Touchée par les trois crises successives de la dette grecque, du Brexit et de l'accueil des réfugiés, l'Union européenne a vécu ces dernières années sous la menace d'une désintégration, ou tout au moins d'un affaiblissement considérable. L’Europe aurait cessé de fonctionner, non seulement comme institution supranationale, mais aussi comme idée. Dans ce contexte difficile, la hausse de la participation qui a marqué les élections européennes de mai 2019 augure peut-être a contrario d’un réinvestissement de l’espace politique européen. Mais pour quels résultats ? En France, au Royaume-Uni ou encore en Italie, c’est l’extrême-droite qui se positionne en tête, aiguillonnée par des candidats qui vantent les mérites d’une rupture avec Bruxelles. En Pologne ou en Hongrie, de nouveaux régimes autoritaires partisans d'une Europe « illibérale» sortent renforcés du scrutin. Parallèlement, à travers l'Union, la percée des partis écologistes permet d’entrevoir la constitution de coalitions transnationales décidées à répondre au défi environnemental.
L’heure n’est plus aux aménagements ou bricolages institutionnels, ni aux réformes cosmétiques. Pour relancer le projet européen, il faut aujourd'hui reposer des questions fondatrices. Sur quelle idée de l’Europe pouvons-nous construire une Union plus efficace, plus légitime et plus démocratique ? Comment et pourquoi l’idée d’Europe a-t-elle échoué dans la construction d’un espace pluraliste mais unifié ? L'Europe peut-elle devenir une véritable communauté politique ? Telles ont été les lignes directrices du séminaire d’initiation à la philosophie politique organisé par l’Ecole nationale de la magistrature, l'Institut des hautes études sur la justice et la revue Esprit du 28 janvier au 1er février 2019, En interrogeant «l'idée d'Europe», il s'agissait de mettre en lumière les lignes de faille et les lignes de crête d'un devenir européen.
Françoise Coblence retrace la pensée de Sigmund Freud sur l’Europe : si, dans un premier temps, l’Autrichien a vu le travail de la culture comme une force capable de sublimer toutes les passions, la brutalité de la guerre a eu raison de cet espoir. Guy Samama décrit le romantisme apolitique de Stefan Zweig, sa haine des patriotardises (Nietzsche) : précurseur, le romancier a décrit une Europe gangrénée par la défiance culturelle, plongée dans une crise psychologique et morale. Enfin, Georges-Elia Sarfati expose la vision de l’histoire du philosophe tchèque Jan Patocka, qui, après que la civilisation a entamé un processus d’automutilation, dessine les contours d’une éthique de « la solidarité des ébranlés », seule à même de renouer avec l'exigence d'humanité.

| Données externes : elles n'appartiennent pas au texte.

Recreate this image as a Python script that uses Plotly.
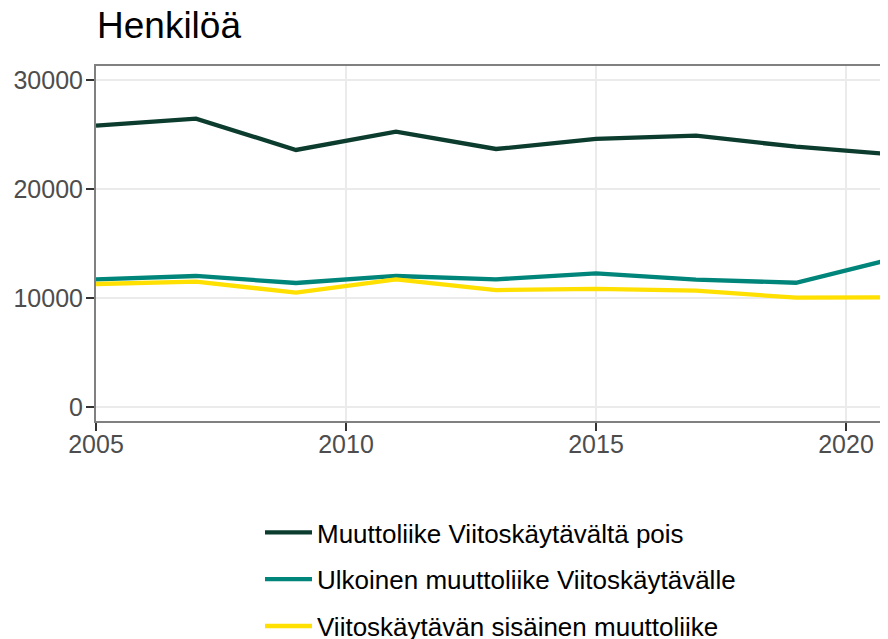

Jean-Louis Bourlanges retrace les facteurs géo-historiques de la constitution de l’Union européenne. Pour répondre aux enjeux contemporains, il prône l’établissement d’une démocratie européenne de négociation et de confrontation, capable d'agir. Alors que se développe la critique du libéralisme, Lucien Jaume en rappelle le rôle fondateur en Europe comme complément et garde-fou detoujours possibles dérives démocratiques. Pragmatique, Pierre Vimont souhaite que l'Europe existe comme puissance, à même de défendre ses intérêts dans le monde et la spécificité de son modèle économique et social.
Pour conclure ce dossier, regrettant le manque d'appropriation quotidienne d'une identité européenne et la perception hypertrophiée de nos différences culturelles, Pascal Lamy propose d’aller chercher dans l’ « infra-politique » pour « harmoniser nos rêves et nos cauchemars » et renforcer ainsi un sentiment d’appartenance commune à l’Europe.